GENEVA — Iran agreed Tuesday to another international meeting next month on its nuclear program, though it appeared that two days of talks in Geneva had made little progress in the seven-year push for it to guarantee that it isn't seeking to build a nuclear weapon.
European Union foreign-policy chief Catherine Ashton characterized the talks between Iran and the sextet of Britain, China, France, Germany, Russia and the United States as "substantive" and "detailed" and said January's meeting would be a search for "practical ideas and ways of cooperating towards resolution of our core concerns about the nuclear issue."

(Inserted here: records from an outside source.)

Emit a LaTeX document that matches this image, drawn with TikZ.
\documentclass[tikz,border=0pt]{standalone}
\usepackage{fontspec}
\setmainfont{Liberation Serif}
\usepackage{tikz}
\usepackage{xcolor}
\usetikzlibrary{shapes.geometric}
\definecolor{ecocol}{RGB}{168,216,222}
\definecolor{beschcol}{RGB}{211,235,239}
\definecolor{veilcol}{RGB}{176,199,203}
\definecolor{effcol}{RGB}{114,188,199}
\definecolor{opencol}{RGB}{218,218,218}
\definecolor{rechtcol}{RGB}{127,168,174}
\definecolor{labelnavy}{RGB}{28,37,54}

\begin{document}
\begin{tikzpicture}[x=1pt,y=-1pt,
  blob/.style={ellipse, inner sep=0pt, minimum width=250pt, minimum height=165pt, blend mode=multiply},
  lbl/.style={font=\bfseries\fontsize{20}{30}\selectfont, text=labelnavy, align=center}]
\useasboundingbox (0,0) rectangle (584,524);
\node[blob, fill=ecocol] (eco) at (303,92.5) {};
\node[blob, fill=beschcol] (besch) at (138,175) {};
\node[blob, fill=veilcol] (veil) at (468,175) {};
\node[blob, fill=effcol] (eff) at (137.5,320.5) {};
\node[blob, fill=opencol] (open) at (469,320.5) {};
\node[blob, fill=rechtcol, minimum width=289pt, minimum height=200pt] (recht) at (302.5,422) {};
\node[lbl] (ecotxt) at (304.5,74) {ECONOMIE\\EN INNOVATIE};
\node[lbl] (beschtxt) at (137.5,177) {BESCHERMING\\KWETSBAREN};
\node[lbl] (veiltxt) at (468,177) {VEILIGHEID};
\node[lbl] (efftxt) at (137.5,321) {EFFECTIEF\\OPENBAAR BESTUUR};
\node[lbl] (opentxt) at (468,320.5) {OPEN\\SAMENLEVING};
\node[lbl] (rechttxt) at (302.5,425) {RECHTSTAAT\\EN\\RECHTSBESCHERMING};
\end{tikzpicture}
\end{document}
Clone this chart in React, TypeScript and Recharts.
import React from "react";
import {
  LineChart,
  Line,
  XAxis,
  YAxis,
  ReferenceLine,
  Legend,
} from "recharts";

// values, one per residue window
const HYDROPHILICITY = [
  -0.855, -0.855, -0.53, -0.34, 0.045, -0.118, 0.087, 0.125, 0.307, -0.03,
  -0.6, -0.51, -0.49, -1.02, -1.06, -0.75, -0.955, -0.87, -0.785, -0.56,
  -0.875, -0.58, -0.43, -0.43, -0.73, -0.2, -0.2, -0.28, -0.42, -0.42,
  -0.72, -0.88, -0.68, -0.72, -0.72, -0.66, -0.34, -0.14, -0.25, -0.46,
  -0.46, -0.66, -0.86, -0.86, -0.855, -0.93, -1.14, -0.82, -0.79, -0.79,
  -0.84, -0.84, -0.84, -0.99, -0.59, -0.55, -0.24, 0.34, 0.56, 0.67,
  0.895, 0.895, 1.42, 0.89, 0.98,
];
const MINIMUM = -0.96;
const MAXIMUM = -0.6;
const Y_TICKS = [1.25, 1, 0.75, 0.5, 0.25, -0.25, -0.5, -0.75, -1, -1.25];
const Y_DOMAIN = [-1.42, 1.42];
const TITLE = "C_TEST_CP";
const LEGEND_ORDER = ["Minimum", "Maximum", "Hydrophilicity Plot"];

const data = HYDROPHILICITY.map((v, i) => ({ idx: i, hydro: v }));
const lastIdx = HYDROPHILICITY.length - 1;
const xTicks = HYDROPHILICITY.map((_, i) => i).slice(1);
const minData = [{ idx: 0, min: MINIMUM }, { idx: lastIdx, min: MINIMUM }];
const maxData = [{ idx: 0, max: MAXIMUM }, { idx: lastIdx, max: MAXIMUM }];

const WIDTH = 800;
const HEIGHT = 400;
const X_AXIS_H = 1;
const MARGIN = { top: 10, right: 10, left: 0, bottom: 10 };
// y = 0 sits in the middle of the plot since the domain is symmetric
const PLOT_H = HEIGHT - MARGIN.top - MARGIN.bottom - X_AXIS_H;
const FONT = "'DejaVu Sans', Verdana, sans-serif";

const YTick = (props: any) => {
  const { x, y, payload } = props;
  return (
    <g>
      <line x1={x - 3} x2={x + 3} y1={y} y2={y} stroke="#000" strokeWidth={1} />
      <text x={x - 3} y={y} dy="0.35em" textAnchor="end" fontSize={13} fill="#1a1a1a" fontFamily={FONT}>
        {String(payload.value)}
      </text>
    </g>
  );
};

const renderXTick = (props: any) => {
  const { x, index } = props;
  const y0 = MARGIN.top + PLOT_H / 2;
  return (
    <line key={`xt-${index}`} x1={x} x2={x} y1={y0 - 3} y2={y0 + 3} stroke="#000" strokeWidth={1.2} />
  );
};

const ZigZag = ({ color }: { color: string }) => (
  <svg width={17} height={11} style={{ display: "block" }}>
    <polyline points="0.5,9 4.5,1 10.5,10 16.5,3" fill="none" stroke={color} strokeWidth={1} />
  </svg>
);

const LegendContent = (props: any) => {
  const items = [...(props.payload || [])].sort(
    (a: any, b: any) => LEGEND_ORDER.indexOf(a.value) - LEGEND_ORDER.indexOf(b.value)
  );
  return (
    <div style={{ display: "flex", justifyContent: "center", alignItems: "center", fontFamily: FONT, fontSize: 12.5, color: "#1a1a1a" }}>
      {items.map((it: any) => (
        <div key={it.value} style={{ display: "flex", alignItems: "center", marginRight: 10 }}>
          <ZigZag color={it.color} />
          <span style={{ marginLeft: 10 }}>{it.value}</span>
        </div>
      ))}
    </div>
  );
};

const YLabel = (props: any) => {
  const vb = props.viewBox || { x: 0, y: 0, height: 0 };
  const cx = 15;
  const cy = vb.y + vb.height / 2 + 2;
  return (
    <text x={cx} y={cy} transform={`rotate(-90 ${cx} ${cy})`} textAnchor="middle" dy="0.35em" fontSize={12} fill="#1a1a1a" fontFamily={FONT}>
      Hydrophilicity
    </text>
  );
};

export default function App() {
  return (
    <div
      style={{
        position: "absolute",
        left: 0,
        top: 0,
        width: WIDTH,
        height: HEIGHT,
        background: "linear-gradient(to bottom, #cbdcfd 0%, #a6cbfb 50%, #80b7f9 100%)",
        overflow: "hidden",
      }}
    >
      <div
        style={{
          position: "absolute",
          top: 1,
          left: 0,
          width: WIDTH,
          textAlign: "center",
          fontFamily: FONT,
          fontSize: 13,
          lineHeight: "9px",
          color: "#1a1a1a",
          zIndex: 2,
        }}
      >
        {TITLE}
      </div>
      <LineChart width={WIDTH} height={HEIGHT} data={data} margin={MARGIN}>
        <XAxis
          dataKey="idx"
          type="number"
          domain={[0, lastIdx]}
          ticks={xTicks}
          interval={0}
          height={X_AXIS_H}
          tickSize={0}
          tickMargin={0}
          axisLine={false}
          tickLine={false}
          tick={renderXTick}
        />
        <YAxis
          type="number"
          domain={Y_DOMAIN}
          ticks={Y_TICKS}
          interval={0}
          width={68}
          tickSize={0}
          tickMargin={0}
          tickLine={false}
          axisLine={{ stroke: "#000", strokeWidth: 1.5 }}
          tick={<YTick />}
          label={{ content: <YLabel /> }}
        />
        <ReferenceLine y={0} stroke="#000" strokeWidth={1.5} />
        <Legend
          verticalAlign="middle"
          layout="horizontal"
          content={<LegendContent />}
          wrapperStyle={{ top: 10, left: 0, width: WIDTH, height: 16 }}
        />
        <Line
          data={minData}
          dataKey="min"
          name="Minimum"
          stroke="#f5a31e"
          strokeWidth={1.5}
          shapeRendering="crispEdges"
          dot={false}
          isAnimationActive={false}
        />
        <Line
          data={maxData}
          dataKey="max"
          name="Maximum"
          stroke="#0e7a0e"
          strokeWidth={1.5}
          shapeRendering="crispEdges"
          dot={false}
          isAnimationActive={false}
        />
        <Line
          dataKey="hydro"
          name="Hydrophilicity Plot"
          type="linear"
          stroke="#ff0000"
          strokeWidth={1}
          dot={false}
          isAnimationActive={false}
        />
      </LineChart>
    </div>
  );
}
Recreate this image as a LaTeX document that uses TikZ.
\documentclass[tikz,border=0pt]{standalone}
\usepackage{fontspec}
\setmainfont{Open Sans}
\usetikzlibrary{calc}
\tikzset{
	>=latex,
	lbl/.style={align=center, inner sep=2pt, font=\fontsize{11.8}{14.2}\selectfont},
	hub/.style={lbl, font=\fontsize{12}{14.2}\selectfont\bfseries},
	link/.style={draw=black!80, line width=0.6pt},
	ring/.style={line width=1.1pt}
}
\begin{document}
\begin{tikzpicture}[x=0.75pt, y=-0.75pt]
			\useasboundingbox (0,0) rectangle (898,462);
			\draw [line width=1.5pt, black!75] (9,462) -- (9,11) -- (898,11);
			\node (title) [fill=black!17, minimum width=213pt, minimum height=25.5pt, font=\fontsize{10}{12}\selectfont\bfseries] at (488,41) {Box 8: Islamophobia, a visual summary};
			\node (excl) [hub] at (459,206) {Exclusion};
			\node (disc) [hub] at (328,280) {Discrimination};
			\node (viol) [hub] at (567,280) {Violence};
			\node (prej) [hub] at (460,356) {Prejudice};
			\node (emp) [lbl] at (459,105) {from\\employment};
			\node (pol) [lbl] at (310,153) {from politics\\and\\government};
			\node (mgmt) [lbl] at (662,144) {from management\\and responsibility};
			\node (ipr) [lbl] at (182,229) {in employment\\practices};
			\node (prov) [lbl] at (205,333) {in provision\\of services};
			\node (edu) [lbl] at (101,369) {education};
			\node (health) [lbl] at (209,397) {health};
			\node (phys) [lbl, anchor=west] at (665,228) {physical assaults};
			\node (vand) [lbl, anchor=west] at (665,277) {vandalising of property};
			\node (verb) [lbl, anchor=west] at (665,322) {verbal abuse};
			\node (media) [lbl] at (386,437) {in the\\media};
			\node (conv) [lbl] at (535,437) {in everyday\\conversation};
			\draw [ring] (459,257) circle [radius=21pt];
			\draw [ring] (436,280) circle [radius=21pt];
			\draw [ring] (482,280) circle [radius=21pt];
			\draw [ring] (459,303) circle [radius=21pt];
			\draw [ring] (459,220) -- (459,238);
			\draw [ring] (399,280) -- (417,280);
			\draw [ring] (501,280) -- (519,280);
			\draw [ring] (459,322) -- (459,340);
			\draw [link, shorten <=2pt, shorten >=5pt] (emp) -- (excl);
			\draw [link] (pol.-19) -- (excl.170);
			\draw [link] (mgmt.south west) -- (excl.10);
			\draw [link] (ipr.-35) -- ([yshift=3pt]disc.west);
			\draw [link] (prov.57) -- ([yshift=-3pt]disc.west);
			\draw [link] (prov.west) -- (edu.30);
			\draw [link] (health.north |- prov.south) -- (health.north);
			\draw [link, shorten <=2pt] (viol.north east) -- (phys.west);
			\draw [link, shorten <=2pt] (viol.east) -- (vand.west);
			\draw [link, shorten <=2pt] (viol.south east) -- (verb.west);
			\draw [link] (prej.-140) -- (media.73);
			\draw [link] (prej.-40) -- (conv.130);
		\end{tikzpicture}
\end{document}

But Iran's negotiator, Saeed Jalili, offered a different interpretation, calling Ashton's comments "disrespectful" and saying that the meeting next month in Istanbul, Turkey, would be devoted only to "cooperation to find common ground."
"I am announcing openly and clearly that Iran will not discuss a uranium enrichment halt in the next meeting in Istanbul with major powers," Jalili said.
His position was echoed in Iran, where the website of the Islamic Republic of Iran Broadcasting said President Mahmoud Ahmadinejad had called on the international community "to amend their wrong policies on Iran's peaceful nuclear program."
Still, Western officials said the primary goal of the Geneva meeting, resuming negotiations that broke off 14 months ago, had been achieved.
At their last meeting, in October 2009, the six world powers and Iran agreed that Iran would ship most of its enriched uranium to Russia in exchange for fuel for a research reactor.
The plan foundered within weeks, however, as Iran objected to the timing of the exchange.
Iran claims that its nuclear program is a peaceful effort to generate electricity and that its right to such a program under the nuclear Non-Proliferation Treaty isn't debatable.
The United States leads the international community in charging that Iran wants to build the capacity to enrich uranium for nuclear weapons.